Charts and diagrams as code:

########

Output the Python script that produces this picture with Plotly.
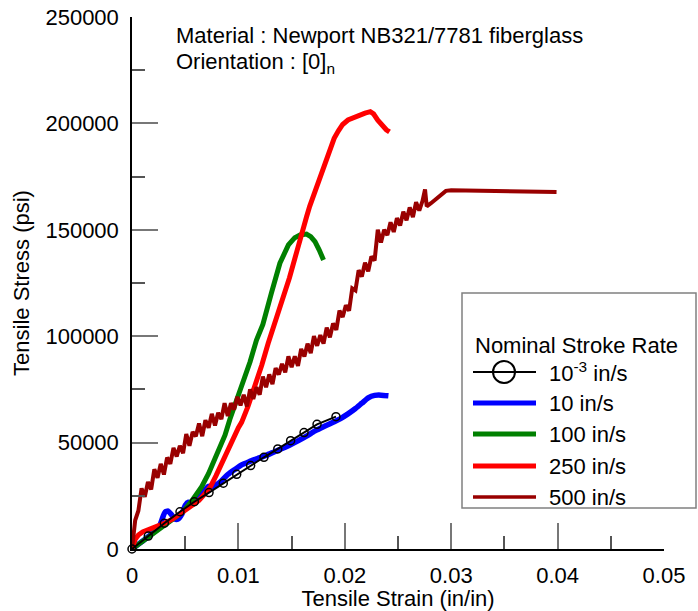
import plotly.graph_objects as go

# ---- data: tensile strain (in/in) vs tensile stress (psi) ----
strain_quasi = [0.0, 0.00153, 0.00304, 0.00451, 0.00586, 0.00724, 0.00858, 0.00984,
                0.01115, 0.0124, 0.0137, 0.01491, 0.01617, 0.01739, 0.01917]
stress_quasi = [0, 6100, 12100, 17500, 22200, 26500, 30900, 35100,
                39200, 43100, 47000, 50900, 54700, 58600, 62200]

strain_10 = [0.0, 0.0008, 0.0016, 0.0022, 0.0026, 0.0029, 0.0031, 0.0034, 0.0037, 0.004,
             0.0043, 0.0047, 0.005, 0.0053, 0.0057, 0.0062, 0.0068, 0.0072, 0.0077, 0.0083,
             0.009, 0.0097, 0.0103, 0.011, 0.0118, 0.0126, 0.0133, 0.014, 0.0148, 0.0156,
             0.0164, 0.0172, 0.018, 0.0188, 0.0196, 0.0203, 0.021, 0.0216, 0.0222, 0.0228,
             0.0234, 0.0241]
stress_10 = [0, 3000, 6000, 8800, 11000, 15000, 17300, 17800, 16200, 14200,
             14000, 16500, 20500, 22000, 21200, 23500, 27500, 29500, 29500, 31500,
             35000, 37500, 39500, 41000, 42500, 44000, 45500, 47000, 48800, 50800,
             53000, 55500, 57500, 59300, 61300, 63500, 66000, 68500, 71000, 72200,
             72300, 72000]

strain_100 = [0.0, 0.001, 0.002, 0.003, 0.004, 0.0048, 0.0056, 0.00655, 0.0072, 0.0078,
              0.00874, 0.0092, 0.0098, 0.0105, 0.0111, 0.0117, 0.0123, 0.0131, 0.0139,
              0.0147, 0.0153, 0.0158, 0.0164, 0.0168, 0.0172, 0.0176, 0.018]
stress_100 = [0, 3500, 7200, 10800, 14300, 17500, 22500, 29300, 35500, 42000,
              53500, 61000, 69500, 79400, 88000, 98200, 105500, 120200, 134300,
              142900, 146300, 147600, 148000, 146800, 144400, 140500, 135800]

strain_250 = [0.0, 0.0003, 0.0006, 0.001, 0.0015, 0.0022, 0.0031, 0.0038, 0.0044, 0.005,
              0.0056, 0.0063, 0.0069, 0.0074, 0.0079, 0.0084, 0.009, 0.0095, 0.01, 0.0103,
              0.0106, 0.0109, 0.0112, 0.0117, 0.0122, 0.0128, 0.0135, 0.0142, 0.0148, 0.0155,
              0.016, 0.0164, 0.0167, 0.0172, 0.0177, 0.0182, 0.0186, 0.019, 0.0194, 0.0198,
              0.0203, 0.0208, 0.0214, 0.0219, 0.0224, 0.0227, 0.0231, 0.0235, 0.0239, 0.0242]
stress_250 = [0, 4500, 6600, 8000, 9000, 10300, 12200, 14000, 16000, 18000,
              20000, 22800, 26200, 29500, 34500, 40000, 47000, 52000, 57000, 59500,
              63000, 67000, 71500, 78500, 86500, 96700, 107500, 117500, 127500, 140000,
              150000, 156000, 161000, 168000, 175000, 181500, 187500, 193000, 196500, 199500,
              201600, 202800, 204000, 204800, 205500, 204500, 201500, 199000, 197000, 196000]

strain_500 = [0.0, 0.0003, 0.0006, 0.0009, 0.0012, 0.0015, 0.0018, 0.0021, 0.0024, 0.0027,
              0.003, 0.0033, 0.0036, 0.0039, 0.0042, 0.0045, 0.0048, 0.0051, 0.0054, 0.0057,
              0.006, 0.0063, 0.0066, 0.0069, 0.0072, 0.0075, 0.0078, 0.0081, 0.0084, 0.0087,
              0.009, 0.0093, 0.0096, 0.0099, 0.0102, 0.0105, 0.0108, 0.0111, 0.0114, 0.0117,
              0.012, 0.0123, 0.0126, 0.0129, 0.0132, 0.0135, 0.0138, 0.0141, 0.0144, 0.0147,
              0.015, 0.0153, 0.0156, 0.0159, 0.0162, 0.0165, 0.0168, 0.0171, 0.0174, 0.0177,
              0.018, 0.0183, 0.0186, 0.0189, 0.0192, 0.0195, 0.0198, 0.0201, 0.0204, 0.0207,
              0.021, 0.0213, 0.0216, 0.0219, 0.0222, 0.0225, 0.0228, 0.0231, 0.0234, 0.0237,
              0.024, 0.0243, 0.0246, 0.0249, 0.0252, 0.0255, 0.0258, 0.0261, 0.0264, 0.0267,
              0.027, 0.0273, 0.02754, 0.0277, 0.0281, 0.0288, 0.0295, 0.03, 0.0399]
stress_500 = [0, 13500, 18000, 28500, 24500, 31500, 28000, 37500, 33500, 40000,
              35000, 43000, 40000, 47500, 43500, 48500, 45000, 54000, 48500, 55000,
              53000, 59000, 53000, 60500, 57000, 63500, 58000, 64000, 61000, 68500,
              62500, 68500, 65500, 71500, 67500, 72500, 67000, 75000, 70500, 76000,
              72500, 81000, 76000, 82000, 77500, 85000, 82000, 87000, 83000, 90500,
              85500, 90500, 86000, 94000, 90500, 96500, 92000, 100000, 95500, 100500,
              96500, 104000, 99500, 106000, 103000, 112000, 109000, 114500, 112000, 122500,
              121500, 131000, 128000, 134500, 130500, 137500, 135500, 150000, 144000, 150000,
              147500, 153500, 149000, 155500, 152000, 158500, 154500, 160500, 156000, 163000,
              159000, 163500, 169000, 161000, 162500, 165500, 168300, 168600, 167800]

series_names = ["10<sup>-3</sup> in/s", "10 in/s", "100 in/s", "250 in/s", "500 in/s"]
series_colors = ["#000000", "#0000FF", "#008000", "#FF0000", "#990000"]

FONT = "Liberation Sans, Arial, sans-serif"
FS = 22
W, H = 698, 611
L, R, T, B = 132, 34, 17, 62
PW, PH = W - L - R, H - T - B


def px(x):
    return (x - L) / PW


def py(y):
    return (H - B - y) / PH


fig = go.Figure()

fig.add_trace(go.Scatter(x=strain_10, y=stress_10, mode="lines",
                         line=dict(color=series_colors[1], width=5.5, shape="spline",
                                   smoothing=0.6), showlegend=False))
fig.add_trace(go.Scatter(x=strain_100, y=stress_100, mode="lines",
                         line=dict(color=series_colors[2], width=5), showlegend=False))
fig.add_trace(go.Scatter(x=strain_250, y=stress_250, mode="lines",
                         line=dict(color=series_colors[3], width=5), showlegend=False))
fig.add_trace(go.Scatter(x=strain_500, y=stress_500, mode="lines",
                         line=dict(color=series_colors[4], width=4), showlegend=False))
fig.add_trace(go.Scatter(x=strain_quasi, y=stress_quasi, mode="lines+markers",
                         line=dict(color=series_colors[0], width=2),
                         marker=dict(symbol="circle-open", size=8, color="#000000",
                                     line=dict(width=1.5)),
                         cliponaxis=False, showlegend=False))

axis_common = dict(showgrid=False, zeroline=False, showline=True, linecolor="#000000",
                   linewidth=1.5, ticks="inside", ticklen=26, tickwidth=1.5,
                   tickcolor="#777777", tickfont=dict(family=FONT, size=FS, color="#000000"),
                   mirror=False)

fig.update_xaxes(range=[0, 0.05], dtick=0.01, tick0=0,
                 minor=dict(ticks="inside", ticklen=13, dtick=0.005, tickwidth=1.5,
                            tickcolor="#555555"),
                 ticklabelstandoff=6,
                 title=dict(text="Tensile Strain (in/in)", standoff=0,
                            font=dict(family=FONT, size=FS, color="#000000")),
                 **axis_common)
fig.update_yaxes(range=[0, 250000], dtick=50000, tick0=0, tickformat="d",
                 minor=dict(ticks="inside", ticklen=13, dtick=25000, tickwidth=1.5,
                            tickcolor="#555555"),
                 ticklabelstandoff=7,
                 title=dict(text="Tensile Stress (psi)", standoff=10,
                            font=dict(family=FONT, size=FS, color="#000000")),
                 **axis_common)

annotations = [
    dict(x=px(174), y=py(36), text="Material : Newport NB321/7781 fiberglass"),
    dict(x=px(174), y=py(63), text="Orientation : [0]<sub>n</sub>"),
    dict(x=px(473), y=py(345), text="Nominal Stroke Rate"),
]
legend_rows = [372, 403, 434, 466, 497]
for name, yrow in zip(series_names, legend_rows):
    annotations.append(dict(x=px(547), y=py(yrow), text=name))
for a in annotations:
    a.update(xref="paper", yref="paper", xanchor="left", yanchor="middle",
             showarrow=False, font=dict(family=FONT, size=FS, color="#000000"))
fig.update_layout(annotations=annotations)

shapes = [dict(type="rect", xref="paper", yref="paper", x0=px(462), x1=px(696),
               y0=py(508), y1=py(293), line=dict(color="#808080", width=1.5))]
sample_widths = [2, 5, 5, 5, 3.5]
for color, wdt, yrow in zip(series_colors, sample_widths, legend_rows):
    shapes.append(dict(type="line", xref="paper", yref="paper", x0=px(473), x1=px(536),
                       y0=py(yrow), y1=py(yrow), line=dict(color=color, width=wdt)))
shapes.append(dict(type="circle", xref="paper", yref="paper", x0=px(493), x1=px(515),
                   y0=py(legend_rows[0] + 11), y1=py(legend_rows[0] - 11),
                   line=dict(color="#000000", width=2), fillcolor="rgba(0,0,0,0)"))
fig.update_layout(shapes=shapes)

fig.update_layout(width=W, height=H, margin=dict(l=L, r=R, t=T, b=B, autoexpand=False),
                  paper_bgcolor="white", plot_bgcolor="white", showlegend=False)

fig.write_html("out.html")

########

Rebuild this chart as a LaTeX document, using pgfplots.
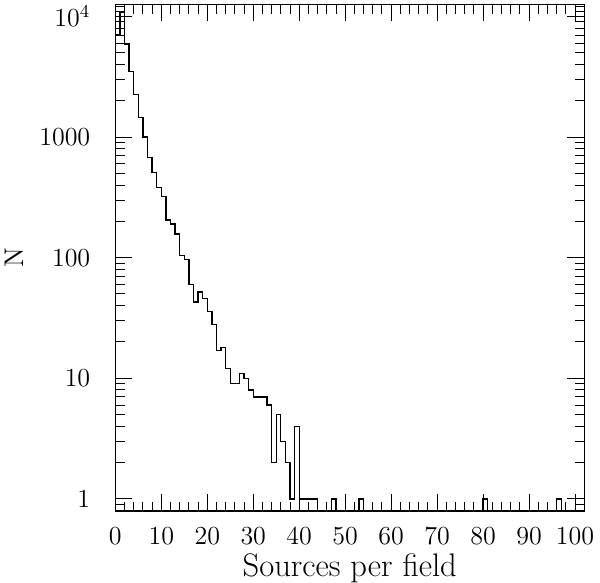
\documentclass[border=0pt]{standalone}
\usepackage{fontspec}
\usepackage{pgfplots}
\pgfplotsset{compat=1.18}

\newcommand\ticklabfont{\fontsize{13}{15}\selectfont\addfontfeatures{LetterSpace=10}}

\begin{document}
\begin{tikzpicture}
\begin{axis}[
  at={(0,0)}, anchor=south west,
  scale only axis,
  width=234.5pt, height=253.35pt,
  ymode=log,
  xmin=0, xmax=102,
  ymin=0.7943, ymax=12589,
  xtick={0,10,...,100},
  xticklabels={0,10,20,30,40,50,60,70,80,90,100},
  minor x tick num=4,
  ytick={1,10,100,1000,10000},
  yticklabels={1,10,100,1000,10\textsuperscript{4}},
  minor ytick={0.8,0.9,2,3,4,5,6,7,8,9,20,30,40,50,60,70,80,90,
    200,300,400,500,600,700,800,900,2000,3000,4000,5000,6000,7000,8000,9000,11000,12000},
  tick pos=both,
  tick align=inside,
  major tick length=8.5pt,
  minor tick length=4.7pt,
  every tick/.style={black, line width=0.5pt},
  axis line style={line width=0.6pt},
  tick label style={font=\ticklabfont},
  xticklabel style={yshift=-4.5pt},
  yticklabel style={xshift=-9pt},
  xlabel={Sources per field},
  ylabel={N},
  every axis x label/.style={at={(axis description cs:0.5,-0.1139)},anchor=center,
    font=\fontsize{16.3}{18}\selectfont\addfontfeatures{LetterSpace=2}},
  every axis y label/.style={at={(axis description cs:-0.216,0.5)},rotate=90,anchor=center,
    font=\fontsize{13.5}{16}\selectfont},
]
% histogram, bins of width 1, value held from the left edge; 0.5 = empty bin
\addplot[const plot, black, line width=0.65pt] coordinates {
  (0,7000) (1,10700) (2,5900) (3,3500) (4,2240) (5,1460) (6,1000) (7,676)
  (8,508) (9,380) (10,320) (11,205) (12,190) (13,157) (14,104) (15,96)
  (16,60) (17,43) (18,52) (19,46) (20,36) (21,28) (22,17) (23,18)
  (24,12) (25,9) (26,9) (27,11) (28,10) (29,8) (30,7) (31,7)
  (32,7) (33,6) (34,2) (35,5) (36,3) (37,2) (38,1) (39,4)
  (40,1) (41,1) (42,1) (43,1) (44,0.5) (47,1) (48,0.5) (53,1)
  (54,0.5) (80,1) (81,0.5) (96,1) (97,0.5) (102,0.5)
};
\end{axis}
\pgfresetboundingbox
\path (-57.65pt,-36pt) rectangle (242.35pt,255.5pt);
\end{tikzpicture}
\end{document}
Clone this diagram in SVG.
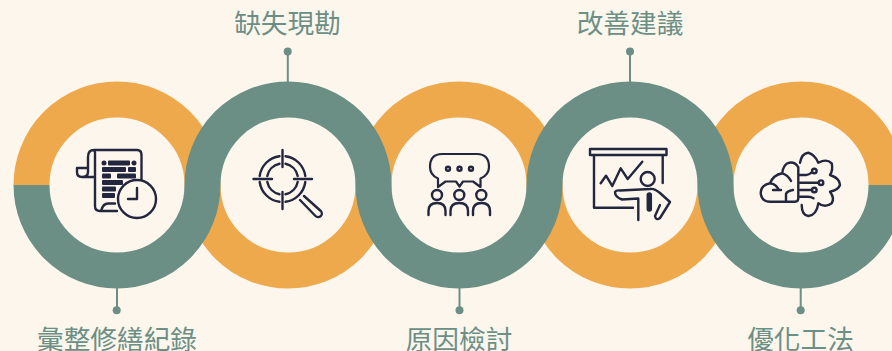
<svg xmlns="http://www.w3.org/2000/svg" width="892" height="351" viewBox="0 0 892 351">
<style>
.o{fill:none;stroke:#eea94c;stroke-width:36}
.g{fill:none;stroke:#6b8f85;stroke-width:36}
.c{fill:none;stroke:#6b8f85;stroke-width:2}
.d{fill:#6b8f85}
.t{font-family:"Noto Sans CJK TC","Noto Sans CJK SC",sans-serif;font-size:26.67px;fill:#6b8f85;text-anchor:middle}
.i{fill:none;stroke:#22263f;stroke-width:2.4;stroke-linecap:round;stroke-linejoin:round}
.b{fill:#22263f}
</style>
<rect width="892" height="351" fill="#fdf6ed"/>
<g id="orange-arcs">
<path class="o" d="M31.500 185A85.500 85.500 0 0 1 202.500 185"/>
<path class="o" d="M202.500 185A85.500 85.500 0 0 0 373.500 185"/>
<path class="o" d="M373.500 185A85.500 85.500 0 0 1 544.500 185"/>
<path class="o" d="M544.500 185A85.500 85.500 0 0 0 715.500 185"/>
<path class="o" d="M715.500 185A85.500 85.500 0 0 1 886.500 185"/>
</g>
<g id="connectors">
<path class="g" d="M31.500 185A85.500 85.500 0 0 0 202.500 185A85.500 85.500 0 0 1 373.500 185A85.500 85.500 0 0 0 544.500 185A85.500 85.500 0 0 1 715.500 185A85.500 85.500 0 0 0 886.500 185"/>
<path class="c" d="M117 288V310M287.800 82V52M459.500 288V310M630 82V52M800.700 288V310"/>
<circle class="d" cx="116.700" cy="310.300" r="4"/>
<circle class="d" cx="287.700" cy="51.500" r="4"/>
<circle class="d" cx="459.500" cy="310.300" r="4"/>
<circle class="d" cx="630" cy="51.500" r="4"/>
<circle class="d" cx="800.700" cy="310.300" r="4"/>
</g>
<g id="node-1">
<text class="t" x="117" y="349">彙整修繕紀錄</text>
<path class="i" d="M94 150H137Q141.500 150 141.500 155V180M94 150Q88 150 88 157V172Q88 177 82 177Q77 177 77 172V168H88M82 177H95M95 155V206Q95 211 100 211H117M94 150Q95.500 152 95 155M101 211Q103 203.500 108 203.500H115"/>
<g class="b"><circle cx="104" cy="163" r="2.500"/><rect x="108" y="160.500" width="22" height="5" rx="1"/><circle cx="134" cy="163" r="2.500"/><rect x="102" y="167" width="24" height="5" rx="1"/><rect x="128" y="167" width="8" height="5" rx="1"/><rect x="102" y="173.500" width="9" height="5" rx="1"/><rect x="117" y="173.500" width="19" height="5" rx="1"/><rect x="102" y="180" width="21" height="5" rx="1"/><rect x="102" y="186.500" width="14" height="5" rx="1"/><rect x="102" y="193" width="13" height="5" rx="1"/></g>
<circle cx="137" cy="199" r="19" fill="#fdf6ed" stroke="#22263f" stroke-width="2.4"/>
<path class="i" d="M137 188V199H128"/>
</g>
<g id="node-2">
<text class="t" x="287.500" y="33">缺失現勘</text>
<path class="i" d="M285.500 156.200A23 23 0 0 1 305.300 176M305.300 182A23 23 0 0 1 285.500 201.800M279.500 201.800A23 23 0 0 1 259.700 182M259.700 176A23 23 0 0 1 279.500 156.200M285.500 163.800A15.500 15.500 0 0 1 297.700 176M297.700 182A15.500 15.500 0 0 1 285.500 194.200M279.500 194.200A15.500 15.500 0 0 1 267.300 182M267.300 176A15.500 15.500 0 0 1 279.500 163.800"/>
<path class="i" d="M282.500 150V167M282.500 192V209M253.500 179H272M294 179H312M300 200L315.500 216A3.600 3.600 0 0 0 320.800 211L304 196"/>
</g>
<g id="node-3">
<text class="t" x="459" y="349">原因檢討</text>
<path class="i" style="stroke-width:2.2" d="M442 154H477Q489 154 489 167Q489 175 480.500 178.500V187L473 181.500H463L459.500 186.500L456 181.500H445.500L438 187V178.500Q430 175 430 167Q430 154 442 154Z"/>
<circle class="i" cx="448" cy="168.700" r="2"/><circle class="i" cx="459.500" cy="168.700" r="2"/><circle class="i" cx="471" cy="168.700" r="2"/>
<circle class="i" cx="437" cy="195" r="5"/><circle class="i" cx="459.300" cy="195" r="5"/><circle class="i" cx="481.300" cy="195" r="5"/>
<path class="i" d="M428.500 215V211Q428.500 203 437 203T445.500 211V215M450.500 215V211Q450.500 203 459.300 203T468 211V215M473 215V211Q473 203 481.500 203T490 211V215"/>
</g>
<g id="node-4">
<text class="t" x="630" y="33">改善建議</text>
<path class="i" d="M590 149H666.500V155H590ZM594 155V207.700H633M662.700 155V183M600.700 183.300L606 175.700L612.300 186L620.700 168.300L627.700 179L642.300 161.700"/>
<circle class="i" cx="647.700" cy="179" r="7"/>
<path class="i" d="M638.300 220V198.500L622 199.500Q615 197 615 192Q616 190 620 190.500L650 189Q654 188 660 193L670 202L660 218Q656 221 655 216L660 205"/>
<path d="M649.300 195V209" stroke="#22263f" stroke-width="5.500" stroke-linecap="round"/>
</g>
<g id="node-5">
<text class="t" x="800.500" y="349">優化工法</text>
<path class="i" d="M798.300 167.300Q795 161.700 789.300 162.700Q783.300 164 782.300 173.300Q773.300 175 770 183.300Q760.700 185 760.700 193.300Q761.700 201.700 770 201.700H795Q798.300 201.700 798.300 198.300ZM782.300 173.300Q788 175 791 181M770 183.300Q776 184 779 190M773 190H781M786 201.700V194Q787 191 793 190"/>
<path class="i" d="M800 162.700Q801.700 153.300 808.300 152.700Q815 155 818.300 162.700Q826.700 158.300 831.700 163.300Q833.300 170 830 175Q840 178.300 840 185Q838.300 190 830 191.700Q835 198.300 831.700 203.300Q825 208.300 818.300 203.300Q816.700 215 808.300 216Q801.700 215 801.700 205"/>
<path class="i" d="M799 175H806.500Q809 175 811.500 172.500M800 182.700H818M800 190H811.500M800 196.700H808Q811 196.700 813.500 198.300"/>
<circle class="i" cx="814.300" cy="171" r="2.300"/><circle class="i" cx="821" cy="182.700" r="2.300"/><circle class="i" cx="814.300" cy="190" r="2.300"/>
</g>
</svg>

########

From the line that has "Output the Python" through the line that has "39200, 43100, 47000, 50900, 54700, 58600, 62200]", reproduce each line exactly as it stands and nothing else; do not include any pictures.

Output the Python script that produces this picture with Plotly.
import plotly.graph_objects as go

# ---- data: tensile strain (in/in) vs tensile stress (psi) ----
strain_quasi = [0.0, 0.00153, 0.00304, 0.00451, 0.00586, 0.00724, 0.00858, 0.00984,
                0.01115, 0.0124, 0.0137, 0.01491, 0.01617, 0.01739, 0.01917]
stress_quasi = [0, 6100, 12100, 17500, 22200, 26500, 30900, 35100,
                39200, 43100, 47000, 50900, 54700, 58600, 62200]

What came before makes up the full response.